Le fardeau des cardiopathies ischémiques et des tumeurs malignes au Québec et dans les autres régions canadiennes
Les cardiopathies ischémiques et les tumeurs malignes figurent parmi les principales causes de mortalité au Canada et dans les provinces canadiennes en 2000-2002 (Statistique Canada et Institut canadien d'information sur la santé, 2008). Au Québec, ces causes représentent respectivement 18,0 % et 33,4 % de l'ensemble des décès. Au cours de cette même période, le Québec se situe au second rang des dix provinces canadiennes pour les cardiopathies ischémiques, avec un taux ajusté de mortalité de 103 pour 100 000, et au huitième rang pour les tumeurs malignes, avec un taux ajusté de 195 pour 100 000 (Institut national de santé publique du Québec [INSPQ], 2008). C'est la Colombie-Britannique qui affiche les taux de mortalité les plus faibles au Canada pour ces deux causes.
Afin de mieux comprendre l'impact de certaines maladies chroniques sur la santé, dont les cardiopathies ischémiques et les tumeurs malignes, Martel et Choinière (2007) ont mesuré, au Québec, pour la période de 2000 à 2003, le fardeau associé à ces maladies à l'aide de l'espérance de vie ajustée en fonction de l'état de santé en l'absence d'une maladie1. Les résultats ont démontré que ce sont les cardiopathies ischémiques et des tumeurs malignes qui, lorsqu'éliminées, engendreraient les gains en années vécues et en années vécues en santé les plus importants au cours de la période étudiée. Nous ignorons cependant si les gains obtenus en éliminant ces deux maladies seraient plus importants au Québec qu'ailleurs au Canada puisqu'à notre connaissance, le fardeau relié aux cardiopathies ischémiques et aux tumeurs malignes n'a jamais été comparé entre les provinces.
Dans ce contexte, nous proposons d'estimer le fardeau relié aux cardiopathies ischémiques et aux tumeurs malignes au Québec et dans les autres régions canadiennes. Notre approche repose sur l'utilisation de deux indicateurs, l'espérance de vie et l'espérance de vie ajustée en fonction de l'état de santé, calculés pour l'ensemble des causes et en l'absence de chacune de ces deux maladies. Ces deux indicateurs permettent d'examiner, sous l'angle de la durée de vie ainsi que de la qualité de vie, le rang qu'occupe chacune des régions canadiennes pour les cardiopathies ischémiques et les tumeurs malignes. Par ailleurs, les Québécois ont tendance à percevoir leur santé de façon plus positive que les Canadiens (INSPQ et ministère de la Santé et des Services sociaux du Québec [MSSS] en collaboration avec l'Institut de la statistique du Québec [ISQ], 2006a; Dunstan, 2003; Bordeleau et Traoré, 2007). On peut donc se demander quel est l‘impact réel de cette déclaration positive lorsque l'on compare les valeurs du Québec à celles des autres régions canadiennes à partir de l'espérance de vie ajustée en fonction de l'état de santé. Cette perception plus positive pourrait-elle créer un biais affectant le positionnement du Québec au sein du Canada en ce qui concerne le fardeau de ces maladies? C'est également un des objectifs visés par cette étude.
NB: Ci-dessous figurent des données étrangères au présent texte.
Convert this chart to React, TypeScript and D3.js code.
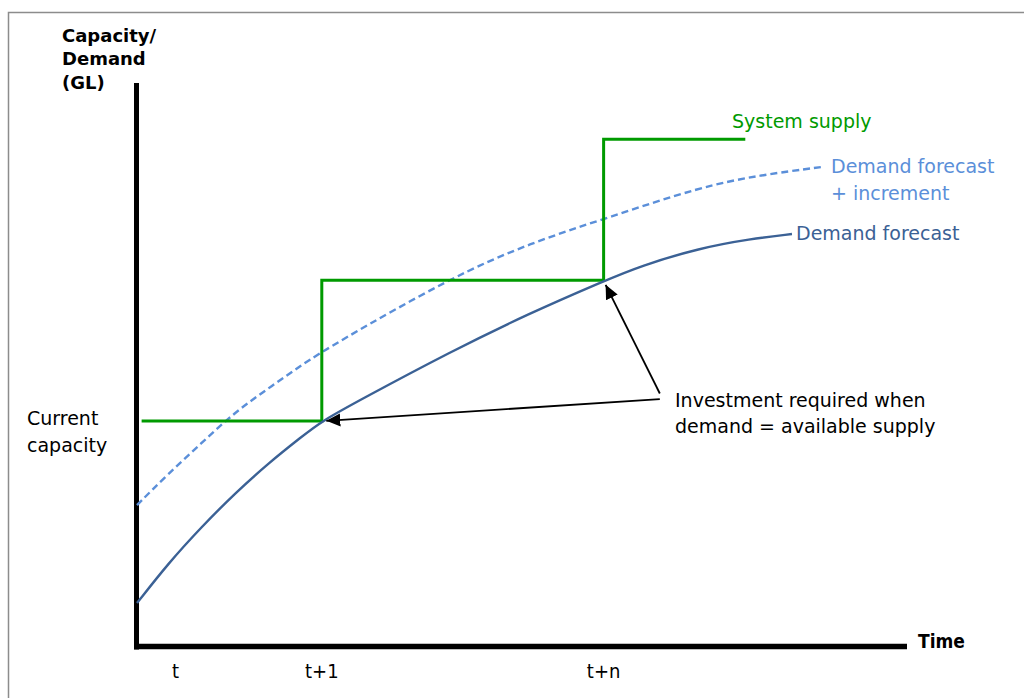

Dans les sections qui suivent, nous décrivons les données et la méthodologie utilisées. Puis, nous présentons les résultats et les discutons en tenant compte des limites associées à la méthodologie retenue. Finalement, à partir des résultats obtenus, nous tentons de mieux comprendre la position du Québec, en ce qui concerne les cardiopathies ischémiques et les tumeurs malignes, en établissant des comparaisons avec les autres régions canadiennes.
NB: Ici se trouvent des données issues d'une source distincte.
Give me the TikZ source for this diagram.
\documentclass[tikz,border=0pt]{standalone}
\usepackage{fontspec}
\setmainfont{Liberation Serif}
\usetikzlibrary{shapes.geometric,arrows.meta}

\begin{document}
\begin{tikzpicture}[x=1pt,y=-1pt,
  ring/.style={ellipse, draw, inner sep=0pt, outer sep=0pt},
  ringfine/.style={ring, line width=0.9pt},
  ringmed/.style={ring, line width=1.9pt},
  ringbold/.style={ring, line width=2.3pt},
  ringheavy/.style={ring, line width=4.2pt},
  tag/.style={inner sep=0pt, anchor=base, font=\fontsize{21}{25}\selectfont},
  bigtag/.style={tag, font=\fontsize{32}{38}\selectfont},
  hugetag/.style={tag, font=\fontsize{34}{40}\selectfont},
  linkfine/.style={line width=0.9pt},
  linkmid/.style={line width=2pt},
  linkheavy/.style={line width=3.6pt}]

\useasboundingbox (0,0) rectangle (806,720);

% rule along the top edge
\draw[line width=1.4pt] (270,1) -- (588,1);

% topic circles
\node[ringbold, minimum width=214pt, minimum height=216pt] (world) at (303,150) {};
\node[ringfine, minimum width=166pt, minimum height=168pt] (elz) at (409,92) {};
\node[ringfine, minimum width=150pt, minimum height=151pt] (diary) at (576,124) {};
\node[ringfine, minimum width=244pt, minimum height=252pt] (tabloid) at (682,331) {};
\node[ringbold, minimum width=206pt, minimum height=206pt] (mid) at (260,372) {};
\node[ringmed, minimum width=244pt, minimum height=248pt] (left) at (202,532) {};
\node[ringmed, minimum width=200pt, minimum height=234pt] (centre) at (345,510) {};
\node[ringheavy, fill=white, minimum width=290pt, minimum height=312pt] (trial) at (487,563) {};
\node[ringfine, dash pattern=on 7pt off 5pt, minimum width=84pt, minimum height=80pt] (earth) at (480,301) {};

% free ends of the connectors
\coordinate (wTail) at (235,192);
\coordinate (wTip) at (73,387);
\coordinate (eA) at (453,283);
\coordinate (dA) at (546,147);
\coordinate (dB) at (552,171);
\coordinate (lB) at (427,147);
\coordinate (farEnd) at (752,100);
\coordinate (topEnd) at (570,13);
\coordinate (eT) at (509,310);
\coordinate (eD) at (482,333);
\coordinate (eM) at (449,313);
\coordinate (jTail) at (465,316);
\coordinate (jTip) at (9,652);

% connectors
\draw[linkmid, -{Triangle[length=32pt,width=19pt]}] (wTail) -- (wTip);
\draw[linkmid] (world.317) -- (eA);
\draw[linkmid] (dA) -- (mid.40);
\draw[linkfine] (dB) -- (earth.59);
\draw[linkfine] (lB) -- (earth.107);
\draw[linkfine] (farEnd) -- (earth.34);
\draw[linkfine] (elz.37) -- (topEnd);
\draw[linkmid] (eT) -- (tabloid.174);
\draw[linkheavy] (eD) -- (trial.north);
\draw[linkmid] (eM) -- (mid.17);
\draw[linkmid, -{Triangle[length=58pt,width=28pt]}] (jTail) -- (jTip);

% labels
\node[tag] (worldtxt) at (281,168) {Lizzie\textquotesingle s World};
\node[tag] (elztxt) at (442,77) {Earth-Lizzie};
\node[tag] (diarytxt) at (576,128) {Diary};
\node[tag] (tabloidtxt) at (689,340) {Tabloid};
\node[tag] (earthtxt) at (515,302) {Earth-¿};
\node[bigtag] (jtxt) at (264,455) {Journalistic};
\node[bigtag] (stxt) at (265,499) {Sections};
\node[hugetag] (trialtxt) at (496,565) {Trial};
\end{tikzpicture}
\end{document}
1L'espérance de vie ajustée en fonction de l'état de santé en l'absence d'une maladie permet d'examiner l'impact d'une maladie sur la durée de vie (composante mortalité) et sur la qualité de vie (composante morbidité) des personnes qui en sont atteintes. En comparaison, l'espérance de vie en l'absence d'une cause permet de tenir compte uniquement de l'effet qu'a cette cause sur la composante mortalité. De façon plus générale, nous utiliserons le terme « espérance de santé » pour désigner les indicateurs qui permettent de considérer à la fois les deux composantes.